─── Source data

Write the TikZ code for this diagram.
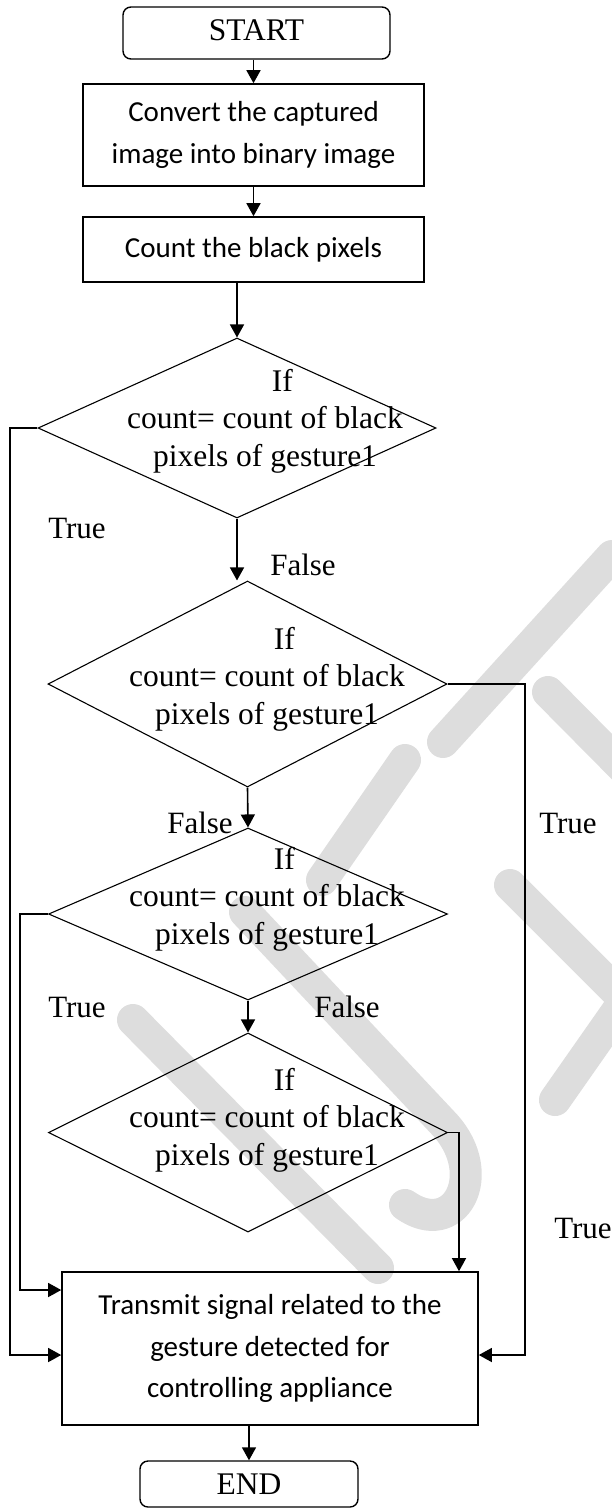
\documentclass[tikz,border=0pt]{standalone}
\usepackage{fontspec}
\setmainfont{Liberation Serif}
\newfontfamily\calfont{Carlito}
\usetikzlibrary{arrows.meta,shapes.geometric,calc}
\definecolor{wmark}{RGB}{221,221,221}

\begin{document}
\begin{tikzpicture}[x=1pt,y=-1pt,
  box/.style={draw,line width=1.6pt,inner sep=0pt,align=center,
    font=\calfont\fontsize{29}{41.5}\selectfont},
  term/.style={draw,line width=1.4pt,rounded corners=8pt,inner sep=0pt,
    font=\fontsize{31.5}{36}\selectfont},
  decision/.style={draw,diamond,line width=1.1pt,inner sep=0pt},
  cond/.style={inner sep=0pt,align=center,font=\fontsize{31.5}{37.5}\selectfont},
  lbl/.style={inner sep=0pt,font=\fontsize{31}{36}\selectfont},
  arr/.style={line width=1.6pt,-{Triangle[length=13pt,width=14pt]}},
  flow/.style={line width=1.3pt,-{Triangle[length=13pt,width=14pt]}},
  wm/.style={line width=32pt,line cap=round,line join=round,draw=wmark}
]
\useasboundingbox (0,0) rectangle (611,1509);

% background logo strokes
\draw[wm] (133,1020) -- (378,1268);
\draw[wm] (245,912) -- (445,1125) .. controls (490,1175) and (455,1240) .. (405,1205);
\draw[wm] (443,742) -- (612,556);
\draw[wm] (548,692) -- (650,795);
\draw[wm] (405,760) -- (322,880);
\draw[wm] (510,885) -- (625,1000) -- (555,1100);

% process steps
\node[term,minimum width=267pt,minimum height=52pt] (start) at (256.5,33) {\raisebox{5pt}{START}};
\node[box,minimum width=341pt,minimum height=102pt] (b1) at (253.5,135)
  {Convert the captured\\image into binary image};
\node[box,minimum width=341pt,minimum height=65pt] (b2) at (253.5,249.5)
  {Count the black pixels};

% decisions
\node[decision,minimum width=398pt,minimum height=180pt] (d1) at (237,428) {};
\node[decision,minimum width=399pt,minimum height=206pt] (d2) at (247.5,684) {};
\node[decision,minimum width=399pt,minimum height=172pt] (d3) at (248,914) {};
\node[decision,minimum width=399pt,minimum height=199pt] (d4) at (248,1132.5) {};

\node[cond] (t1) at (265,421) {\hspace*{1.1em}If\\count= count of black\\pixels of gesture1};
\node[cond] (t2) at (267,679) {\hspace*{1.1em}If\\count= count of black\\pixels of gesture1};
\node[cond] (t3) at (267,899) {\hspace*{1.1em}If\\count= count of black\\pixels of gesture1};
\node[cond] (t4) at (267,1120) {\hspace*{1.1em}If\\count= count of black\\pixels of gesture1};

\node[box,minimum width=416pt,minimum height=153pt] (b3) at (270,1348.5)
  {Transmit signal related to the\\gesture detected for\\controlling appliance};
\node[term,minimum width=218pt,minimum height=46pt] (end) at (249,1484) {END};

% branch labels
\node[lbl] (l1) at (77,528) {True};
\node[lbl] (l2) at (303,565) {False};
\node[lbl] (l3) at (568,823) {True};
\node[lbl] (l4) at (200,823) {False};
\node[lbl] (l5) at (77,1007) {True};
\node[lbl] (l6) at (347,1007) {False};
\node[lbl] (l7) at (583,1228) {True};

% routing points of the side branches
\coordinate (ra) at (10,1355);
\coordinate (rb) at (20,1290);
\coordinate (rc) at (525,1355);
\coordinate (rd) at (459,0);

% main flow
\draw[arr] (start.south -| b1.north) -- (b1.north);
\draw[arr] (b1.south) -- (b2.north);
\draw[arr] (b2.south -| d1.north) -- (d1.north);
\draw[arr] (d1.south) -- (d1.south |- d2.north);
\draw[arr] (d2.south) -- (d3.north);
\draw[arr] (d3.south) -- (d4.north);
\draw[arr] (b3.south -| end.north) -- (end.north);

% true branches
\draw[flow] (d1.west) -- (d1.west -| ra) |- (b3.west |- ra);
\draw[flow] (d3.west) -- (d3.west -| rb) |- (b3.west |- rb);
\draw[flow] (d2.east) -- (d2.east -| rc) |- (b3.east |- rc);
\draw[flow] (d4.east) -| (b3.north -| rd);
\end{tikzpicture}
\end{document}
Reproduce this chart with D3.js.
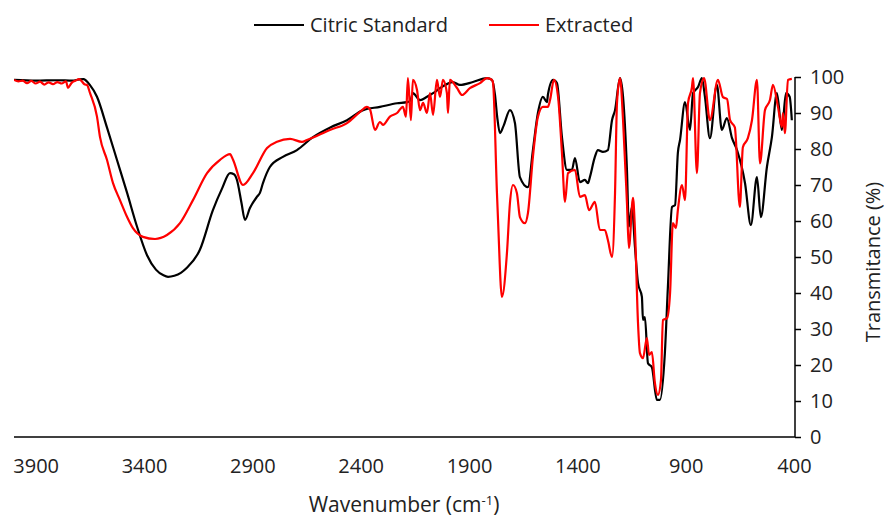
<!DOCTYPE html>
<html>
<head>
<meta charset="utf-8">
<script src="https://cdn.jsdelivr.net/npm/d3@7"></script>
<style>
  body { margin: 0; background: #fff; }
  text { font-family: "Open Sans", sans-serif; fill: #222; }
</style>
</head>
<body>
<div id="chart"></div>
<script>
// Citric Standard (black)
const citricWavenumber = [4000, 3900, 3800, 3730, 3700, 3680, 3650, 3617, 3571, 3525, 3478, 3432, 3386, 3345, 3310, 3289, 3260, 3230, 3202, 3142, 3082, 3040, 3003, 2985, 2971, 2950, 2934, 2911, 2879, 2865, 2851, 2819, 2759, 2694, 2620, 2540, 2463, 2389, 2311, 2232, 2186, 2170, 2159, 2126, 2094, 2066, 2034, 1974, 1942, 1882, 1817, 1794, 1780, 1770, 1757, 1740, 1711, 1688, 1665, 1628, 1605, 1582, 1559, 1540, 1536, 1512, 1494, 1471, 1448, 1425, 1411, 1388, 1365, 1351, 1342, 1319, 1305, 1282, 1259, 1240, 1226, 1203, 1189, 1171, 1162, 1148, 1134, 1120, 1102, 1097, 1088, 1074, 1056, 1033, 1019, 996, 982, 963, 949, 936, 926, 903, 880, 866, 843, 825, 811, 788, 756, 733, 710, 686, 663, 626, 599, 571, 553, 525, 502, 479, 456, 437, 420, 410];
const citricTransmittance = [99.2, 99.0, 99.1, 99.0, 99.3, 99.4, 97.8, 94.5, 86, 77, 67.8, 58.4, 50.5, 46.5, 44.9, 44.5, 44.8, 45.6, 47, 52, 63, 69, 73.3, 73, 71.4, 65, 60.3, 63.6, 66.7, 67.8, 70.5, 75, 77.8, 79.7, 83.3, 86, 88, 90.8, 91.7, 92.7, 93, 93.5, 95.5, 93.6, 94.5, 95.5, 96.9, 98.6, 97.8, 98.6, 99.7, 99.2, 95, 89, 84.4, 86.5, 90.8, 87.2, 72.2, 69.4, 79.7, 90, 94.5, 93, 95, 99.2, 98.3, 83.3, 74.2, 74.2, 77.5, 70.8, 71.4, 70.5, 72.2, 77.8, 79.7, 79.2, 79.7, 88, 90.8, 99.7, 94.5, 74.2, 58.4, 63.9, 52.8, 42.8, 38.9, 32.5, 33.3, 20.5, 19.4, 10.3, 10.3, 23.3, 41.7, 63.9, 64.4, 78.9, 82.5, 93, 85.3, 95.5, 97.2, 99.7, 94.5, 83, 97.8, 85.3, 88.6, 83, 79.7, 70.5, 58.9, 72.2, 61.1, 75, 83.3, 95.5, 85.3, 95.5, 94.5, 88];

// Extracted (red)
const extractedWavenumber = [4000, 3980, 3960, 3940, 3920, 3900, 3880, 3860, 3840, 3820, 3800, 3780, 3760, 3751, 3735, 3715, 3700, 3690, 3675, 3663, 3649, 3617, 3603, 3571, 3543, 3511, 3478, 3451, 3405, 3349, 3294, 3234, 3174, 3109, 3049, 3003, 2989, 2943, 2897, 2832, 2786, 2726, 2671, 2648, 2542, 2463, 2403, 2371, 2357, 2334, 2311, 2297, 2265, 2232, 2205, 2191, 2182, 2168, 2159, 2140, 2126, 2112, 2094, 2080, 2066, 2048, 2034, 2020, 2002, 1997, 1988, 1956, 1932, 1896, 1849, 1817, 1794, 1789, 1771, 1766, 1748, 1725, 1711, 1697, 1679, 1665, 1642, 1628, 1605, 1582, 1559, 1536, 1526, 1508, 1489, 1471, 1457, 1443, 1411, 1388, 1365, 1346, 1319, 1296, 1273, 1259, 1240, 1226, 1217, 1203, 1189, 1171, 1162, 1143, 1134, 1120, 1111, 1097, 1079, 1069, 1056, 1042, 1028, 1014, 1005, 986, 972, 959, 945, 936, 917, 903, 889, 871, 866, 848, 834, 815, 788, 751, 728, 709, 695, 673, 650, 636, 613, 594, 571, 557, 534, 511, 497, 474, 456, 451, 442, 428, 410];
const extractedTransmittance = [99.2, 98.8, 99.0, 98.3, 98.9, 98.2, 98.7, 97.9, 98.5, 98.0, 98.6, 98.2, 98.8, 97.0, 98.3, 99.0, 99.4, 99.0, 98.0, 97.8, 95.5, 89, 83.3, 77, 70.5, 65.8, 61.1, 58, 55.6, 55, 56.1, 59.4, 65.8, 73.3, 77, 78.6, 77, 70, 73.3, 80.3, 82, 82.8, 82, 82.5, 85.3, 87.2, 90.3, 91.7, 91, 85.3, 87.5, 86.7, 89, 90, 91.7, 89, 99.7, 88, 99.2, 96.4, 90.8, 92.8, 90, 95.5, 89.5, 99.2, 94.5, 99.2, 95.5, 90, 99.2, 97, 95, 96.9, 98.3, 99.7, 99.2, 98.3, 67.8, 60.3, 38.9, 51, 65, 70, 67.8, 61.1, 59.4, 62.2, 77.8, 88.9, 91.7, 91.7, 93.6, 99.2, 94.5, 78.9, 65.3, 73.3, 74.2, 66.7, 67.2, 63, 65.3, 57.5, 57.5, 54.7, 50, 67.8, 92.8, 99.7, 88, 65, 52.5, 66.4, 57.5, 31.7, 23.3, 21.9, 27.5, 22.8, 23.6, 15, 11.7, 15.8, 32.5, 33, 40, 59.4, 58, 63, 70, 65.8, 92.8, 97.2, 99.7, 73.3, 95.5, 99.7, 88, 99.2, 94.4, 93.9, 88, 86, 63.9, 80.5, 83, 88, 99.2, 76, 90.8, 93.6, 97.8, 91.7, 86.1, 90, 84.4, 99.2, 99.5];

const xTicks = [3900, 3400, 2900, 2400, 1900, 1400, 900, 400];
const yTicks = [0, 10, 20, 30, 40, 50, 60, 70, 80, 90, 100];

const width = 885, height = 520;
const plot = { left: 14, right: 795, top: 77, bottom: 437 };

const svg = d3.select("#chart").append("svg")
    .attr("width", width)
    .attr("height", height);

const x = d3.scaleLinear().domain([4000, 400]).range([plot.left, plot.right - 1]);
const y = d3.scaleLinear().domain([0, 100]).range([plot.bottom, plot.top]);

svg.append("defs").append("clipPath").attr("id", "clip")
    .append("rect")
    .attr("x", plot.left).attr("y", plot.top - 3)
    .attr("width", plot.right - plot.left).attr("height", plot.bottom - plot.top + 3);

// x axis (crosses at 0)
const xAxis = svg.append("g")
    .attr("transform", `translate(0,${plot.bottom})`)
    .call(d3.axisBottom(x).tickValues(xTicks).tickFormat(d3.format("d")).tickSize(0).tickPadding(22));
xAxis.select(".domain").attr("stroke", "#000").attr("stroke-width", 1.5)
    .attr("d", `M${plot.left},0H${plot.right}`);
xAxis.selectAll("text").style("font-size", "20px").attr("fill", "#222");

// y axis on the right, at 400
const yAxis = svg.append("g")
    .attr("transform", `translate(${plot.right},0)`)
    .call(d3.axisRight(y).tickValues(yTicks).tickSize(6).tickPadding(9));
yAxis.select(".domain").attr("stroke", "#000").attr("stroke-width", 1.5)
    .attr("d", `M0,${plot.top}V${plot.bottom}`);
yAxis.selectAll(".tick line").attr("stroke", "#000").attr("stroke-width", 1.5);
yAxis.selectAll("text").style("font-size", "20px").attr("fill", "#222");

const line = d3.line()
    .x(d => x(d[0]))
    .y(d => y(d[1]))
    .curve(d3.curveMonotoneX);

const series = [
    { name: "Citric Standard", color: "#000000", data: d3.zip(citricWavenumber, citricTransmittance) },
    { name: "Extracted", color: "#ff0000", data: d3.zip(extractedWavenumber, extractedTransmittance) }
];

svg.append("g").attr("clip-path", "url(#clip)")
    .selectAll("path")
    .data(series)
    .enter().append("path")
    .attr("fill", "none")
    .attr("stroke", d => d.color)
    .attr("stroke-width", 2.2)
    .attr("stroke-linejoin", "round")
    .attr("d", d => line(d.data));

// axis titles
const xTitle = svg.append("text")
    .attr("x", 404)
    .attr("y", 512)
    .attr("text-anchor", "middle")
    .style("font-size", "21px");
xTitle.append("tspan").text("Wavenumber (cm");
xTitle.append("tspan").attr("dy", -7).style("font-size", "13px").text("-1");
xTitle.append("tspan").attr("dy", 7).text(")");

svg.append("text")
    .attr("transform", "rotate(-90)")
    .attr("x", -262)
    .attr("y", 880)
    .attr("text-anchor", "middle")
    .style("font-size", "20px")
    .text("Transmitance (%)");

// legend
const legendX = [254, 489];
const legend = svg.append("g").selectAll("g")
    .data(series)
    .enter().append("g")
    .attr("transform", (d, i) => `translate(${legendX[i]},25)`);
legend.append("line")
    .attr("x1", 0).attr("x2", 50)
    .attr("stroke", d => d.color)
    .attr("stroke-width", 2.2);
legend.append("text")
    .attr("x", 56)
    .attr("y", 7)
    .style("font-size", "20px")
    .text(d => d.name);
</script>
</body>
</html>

──────
─── Source data

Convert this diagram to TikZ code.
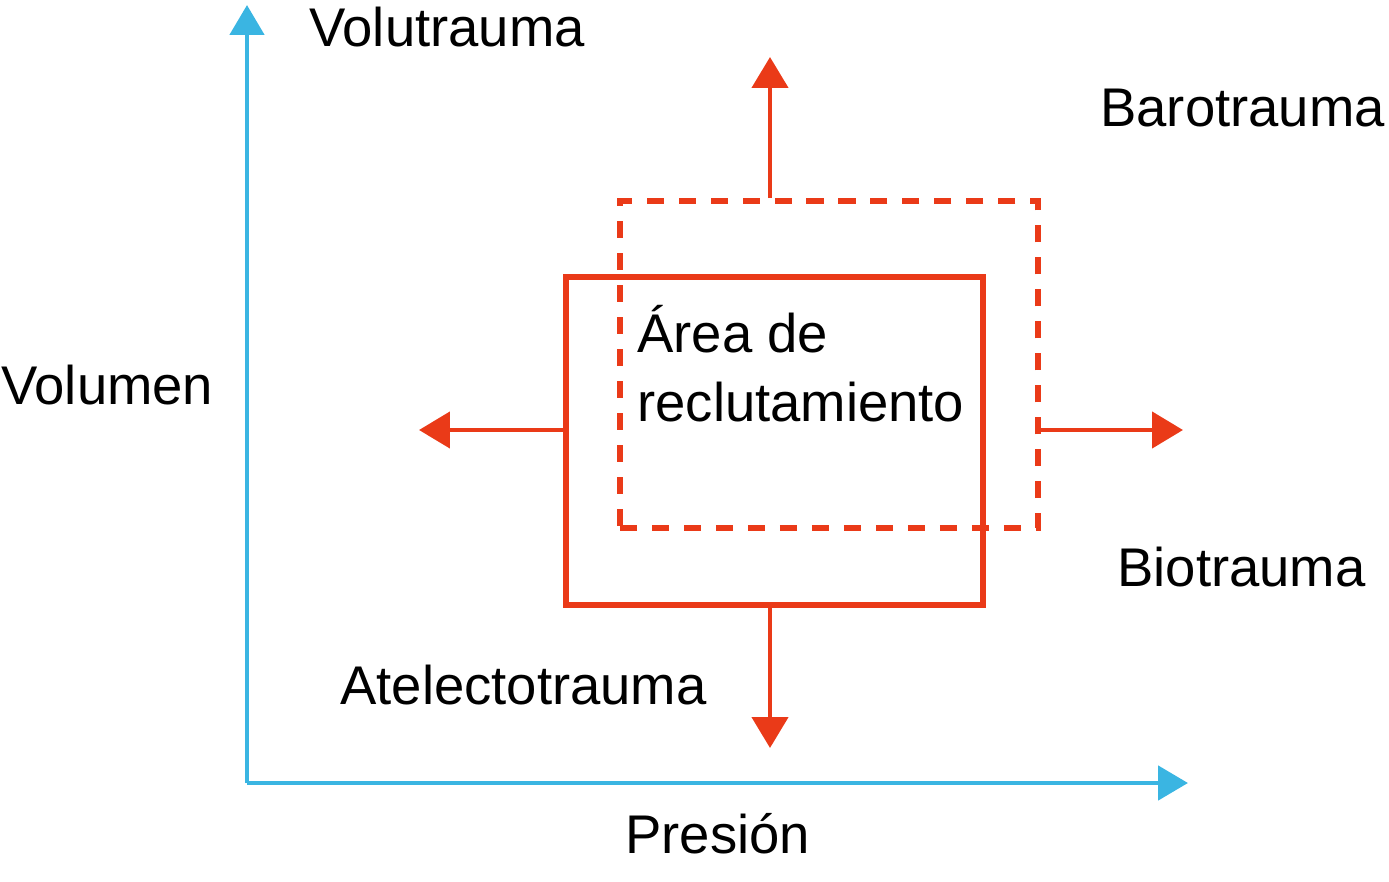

──────

> [Exercise prompt]
Find all lines holding the string "code" and copy them.

> [Solution]
Write the TikZ code for this diagram.
Convert this diagram to TikZ code.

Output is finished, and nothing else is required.